The Rev. Shane Harris of the civil rights group National Action Network says Olango's family is calling for peaceful, non-violent protest.
U.S. authorities tried twice to deport the unarmed black man fatally shot by police in El Cajon, California, but his native Uganda refused to take him.
The U.S. Immigration and Customs Enforcement said Thursday in a statement to The Associated Press that Alfred Olango stopped reporting to officers in February 2015. Spokeswoman Virginia Kice didn't know if officers tried to find him after that.
Olango arrived as a refugee in 1991 and was ordered deported in 2002 after being convicted on drug charges. He was released under a U.S. Supreme Court ruling barring detention of foreign nationals if deportation is unlikely.
Immigration authorities took Olango into custody in 2009 after a firearms conviction but were again unable to obtain travel documents.
It took more than an hour for police to arrive at the shopping center in a San Diego suburb where a distressed black man had been wandering into traffic.
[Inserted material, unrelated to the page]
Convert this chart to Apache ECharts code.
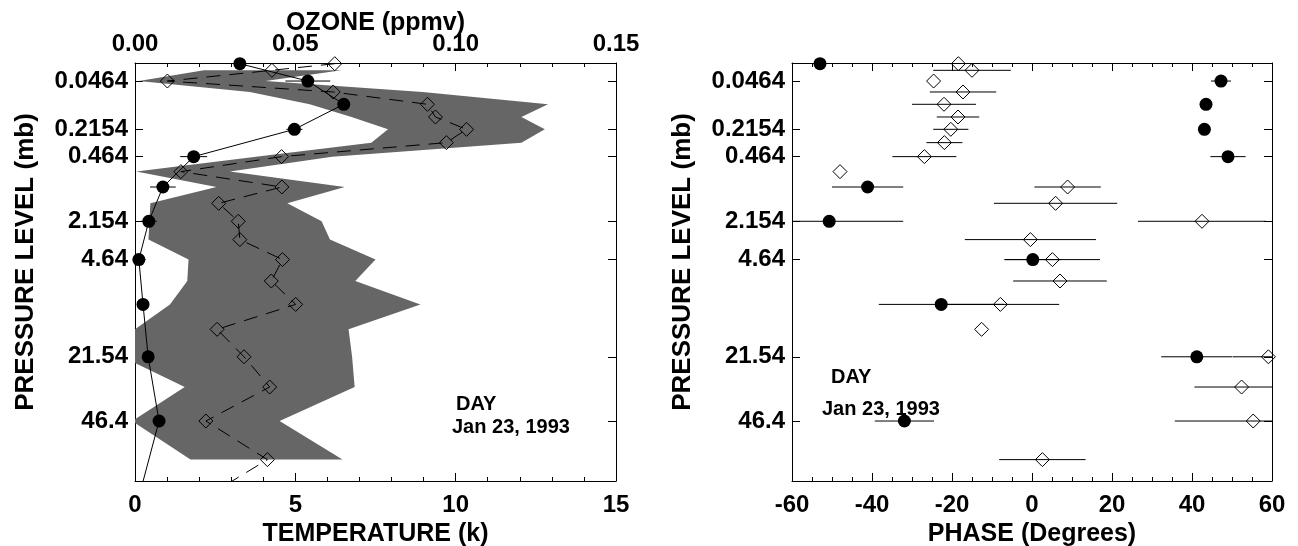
<!DOCTYPE html>
<html>
<head>
<meta charset="utf-8">
<script src="https://cdn.jsdelivr.net/npm/echarts@6/dist/echarts.min.js"></script>
<style>
html,body{margin:0;padding:0;background:#fff;}
#c{width:1298px;height:546px;}
</style>
</head>
<body>
<div id="c"></div>
<script>
// ---- data ----
// pressure levels (mb), top to bottom, and their height on the plot's vertical scale (km-like)
const pressure    = [0.0215, 0.0316, 0.0464, 0.0681, 0.1, 0.147, 0.2154, 0.316, 0.464, 0.681, 1.0, 1.47, 2.154, 3.16, 4.64, 6.81, 10, 14.7, 21.54, 31.6, 46.4, 68.1, 100];
const levelHeight = [71.9, 70.95, 69.41, 67.84, 66.07, 64.25, 62.48, 60.57, 58.56, 56.41, 54.20, 51.86, 49.28, 46.65, 43.78, 40.71, 37.35, 33.77, 29.83, 25.49, 20.61, 15.07, 8.8];
const tickLabels  = ['0.0464', '0.2154', '0.464', '2.154', '4.64', '21.54', '46.4'];

// left panel: temperature amplitude (K) with its spread band, ozone amplitude (ppmv)
const tempAmp  = [6.23, 4.27, 1.01, 6.18, 9.12, 9.37, 10.34, 9.71, 4.57, 1.43, 4.58, 2.61, 3.22, 3.27, 4.60, 4.25, 5.01, 2.56, 3.40, 4.20, 2.21, 4.13, 1.89];
const bandLow  = [null, 2.15, 0.12, 3.58, 5.45, 6.75, 7.89, 7.37, 3.77, 0.04, 2.54, 0.48, 0.45, 0.42, 1.67, 1.63, 1.09, 0.0, -0.4, 1.55, -0.09, 1.73, null];
const bandHigh = [null, 6.44, 4.07, 8.97, 12.88, 12.05, 12.78, 12.05, 6.15, 2.96, 6.54, 4.75, 5.82, 6.08, 7.50, 6.87, 8.90, 6.66, 6.77, 6.85, 4.51, 6.47, null];
const ozoneAmp = [0.0327, null, 0.0539, null, 0.0651, null, 0.0497, null, 0.0183, null, 0.0087, null, 0.0043, null, 0.0012, null, 0.0025, null, 0.0041, null, 0.0075, null, 0.0007];
const ozoneErr = [0, null, 0.0070, null, 0, null, 0.0025, null, 0.0042, null, 0.0040, null, 0.0025, null, 0.0021, null, 0, null, 0, null, 0, null, 0];

// right panel: phase (degrees) with error half-widths
const phaseOzone    = [-53, null, 47.25, null, 43.5, null, 43.1, null, 49.0, null, -41.1, null, -50.7, null, 0.2, null, -22.7, null, 41.2, null, -31.9, null, null];
const phaseOzoneErr = [0, null, 2.5, null, 0, null, 0, null, 4.4, null, 8.9, null, 18.5, null, 7.1, null, 15.6, null, 8.9, null, 7.4, null, null];
const phaseTemp     = [-18.4, -15.0, -24.6, -17.25, -22.0, -18.5, -20.3, -21.9, -26.9, -48.0, 8.9, 5.9, 42.5, -0.4, 5.1, 7.0, -7.9, -12.6, 59.1, 52.4, 55.3, 2.6, null];
const phaseTempErr  = [0, 9.7, 0, 8.3, 8.0, 5.3, 4.4, 4.5, 8.0, 0, 8.3, 15.4, 16.0, 16.4, 11.9, 11.7, 14.7, 0, 8.9, 11.8, 19.6, 10.8, null];

const noteDay  = 'DAY';
const noteDate = 'Jan 23, 1993';

// ---- build ----
const FONT = 'Liberation Sans';
const tickHeights = tickLabels.map(l => levelHeight[pressure.indexOf(parseFloat(l))]);

function pairs(xs) {
  const out = [];
  xs.forEach((v, i) => { if (v !== null) out.push([v, levelHeight[i]]); });
  return out;
}
function errRows(xs, es) {
  const out = [];
  xs.forEach((v, i) => { if (v !== null && es[i]) out.push([v, levelHeight[i], es[i]]); });
  return out;
}

const labelStyle = {fontFamily: FONT, fontWeight: 'bold', fontSize: 24, color: '#000'};
const nameStyle  = {fontFamily: FONT, fontWeight: 'bold', fontSize: 25, color: '#000'};
const lineBlack  = {lineStyle: {color: '#000', width: 1}};

function yAxisDef(grid, labeled) {
  return {
    type: 'value', gridIndex: grid, min: 12, max: 72,
    position: labeled ? 'left' : 'right',
    name: labeled ? 'PRESSURE LEVEL (mb)' : '',
    nameLocation: 'middle', nameGap: 96, nameRotate: 90,
    nameTextStyle: Object.assign({}, nameStyle, {fontSize: 26, padding: [0, 0, 0, 20]}),
    axisLine: Object.assign({show: true, onZero: false}, lineBlack),
    axisTick: {show: true, inside: true, length: 8, customValues: tickHeights, lineStyle: {color: '#000'}},
    axisLabel: {show: labeled, customValues: tickHeights, margin: 7,
      formatter: v => { let k = 0; tickHeights.forEach((h, i) => { if (Math.abs(h - v) < Math.abs(tickHeights[k] - v)) k = i; }); return tickLabels[k]; },
      ...labelStyle},
    splitLine: {show: false}
  };
}
function xAxisDef(grid, pos, min, max, interval, minorSplit, labeled, name, nameGap, fmt) {
  const ax = {
    type: 'value', gridIndex: grid, position: pos, min, max, interval,
    name: name || '', nameLocation: 'middle', nameGap: nameGap || 0, nameTextStyle: nameStyle,
    axisLine: Object.assign({show: true, onZero: false}, lineBlack),
    axisTick: {show: true, inside: true, length: 8, lineStyle: {color: '#000'}},
    minorTick: {show: true, splitNumber: minorSplit, length: 4, lineStyle: {color: '#000'}},
    axisLabel: Object.assign({show: labeled, margin: pos === 'top' ? 7 : 12, formatter: fmt}, labelStyle),
    splitLine: {show: false}, minorSplitLine: {show: false}
  };
  if (pos === 'top') ax.nameMoveOverlap = false;
  return ax;
}

function errorBarSeries(xi, yi, rows) {
  return {
    type: 'custom', xAxisIndex: xi, yAxisIndex: yi, silent: true, clip: true, z: 3,
    data: rows, encode: {x: 0, y: 1},
    renderItem: (params, api) => {
      const c = api.value(0), h = api.value(1), e = api.value(2);
      const p1 = api.coord([c - e, h]), p2 = api.coord([c + e, h]);
      const cs = params.coordSys;
      return {type: 'line', shape: {x1: p1[0], y1: p1[1], x2: p2[0], y2: p2[1]},
        style: {stroke: '#000', lineWidth: 1},
        clipPath: {type: 'rect', shape: {x: cs.x, y: cs.y, width: cs.width, height: cs.height}}};
    }
  };
}

const bandRows = [];
bandLow.forEach((v, i) => { if (v !== null) bandRows.push([v, levelHeight[i], bandHigh[i]]); });

const option = {
  animation: false,
  backgroundColor: '#fff',
  grid: [
    {left: 135, top: 63, width: 481, height: 418, containLabel: false, outerBoundsMode: 'none'},
    {left: 792, top: 63, width: 480, height: 418, containLabel: false, outerBoundsMode: 'none'}
  ],
  xAxis: [
    xAxisDef(0, 'bottom', 0, 15, 5, 5, true, 'TEMPERATURE (k)', 37),
    xAxisDef(0, 'top', 0, 0.15, 0.05, 5, true, 'OZONE (ppmv)', 27, v => v.toFixed(2)),
    xAxisDef(1, 'bottom', -60, 60, 20, 4, true, 'PHASE (Degrees)', 35),
    xAxisDef(1, 'top', -60, 60, 20, 4, false)
  ],
  yAxis: [yAxisDef(0, true), yAxisDef(0, false), yAxisDef(1, true), yAxisDef(1, false)],
  series: [
    {
      type: 'custom', xAxisIndex: 0, yAxisIndex: 0, silent: true, clip: true, z: 1,
      data: bandRows, encode: {x: 0, y: 1},
      renderItem: (params, api) => {
        if (params.dataIndex !== 0) return null;
        const pts = [];
        bandRows.forEach(r => pts.push(api.coord([r[0], r[1]])));
        for (let i = bandRows.length - 1; i >= 0; i--) pts.push(api.coord([bandRows[i][2], bandRows[i][1]]));
        const cs = params.coordSys;
        return {type: 'polygon', shape: {points: pts}, style: {fill: '#666666'},
          clipPath: {type: 'rect', shape: {x: cs.x, y: cs.y, width: cs.width, height: cs.height}}};
      }
    },
    {
      type: 'line', xAxisIndex: 0, yAxisIndex: 0, data: pairs(tempAmp), z: 4,
      symbol: 'diamond', symbolSize: 14, showAllSymbol: true, silent: true,
      lineStyle: {color: '#000', width: 1, type: [14, 9]},
      itemStyle: {color: 'rgba(0,0,0,0)', borderColor: '#000', borderWidth: 1}
    },
    errorBarSeries(1, 0, errRows(ozoneAmp, ozoneErr)),
    {
      type: 'line', xAxisIndex: 1, yAxisIndex: 0, data: pairs(ozoneAmp), z: 5,
      symbol: 'circle', symbolSize: 13, showAllSymbol: true, silent: true,
      lineStyle: {color: '#000', width: 1},
      itemStyle: {color: '#000', borderWidth: 0}
    },
    errorBarSeries(2, 2, errRows(phaseTemp, phaseTempErr)),
    errorBarSeries(2, 2, errRows(phaseOzone, phaseOzoneErr)),
    {
      type: 'scatter', xAxisIndex: 2, yAxisIndex: 2, data: pairs(phaseTemp), z: 4,
      symbol: 'diamond', symbolSize: 14, silent: true,
      itemStyle: {color: 'rgba(0,0,0,0)', borderColor: '#000', borderWidth: 1, opacity: 1}
    },
    {
      type: 'scatter', xAxisIndex: 2, yAxisIndex: 2, data: pairs(phaseOzone), z: 5,
      symbol: 'circle', symbolSize: 13, silent: true,
      itemStyle: {color: '#000', opacity: 1}
    }
  ],
  graphic: [
    {type: 'text', left: 456, top: 394, style: {text: noteDay, font: 'bold 20px "Liberation Sans"', fill: '#000'}},
    {type: 'text', left: 452, top: 417, style: {text: noteDate, font: 'bold 20px "Liberation Sans"', fill: '#000'}},
    {type: 'text', left: 831, top: 367, style: {text: noteDay, font: 'bold 20px "Liberation Sans"', fill: '#000'}},
    {type: 'text', left: 822, top: 399, style: {text: noteDate, font: 'bold 20px "Liberation Sans"', fill: '#000'}}
  ]
};

const chart = echarts.init(document.getElementById('c'), null, {renderer: 'canvas'});
chart.setOption(option);
</script>
</body>
</html>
It took about a minute for him to be shot and killed.
Alfred Olango pulled a large electronic cigarette, known as a vape pen, from his pocket and pointed at the police officer who fired, while a second officer stood nearby trying to subdue him with a stun gun, El Cajon police said.
The details emerged Wednesday in the shooting of Olango, who was having an emotional breakdown over the recent death of his best friend, an attorney said.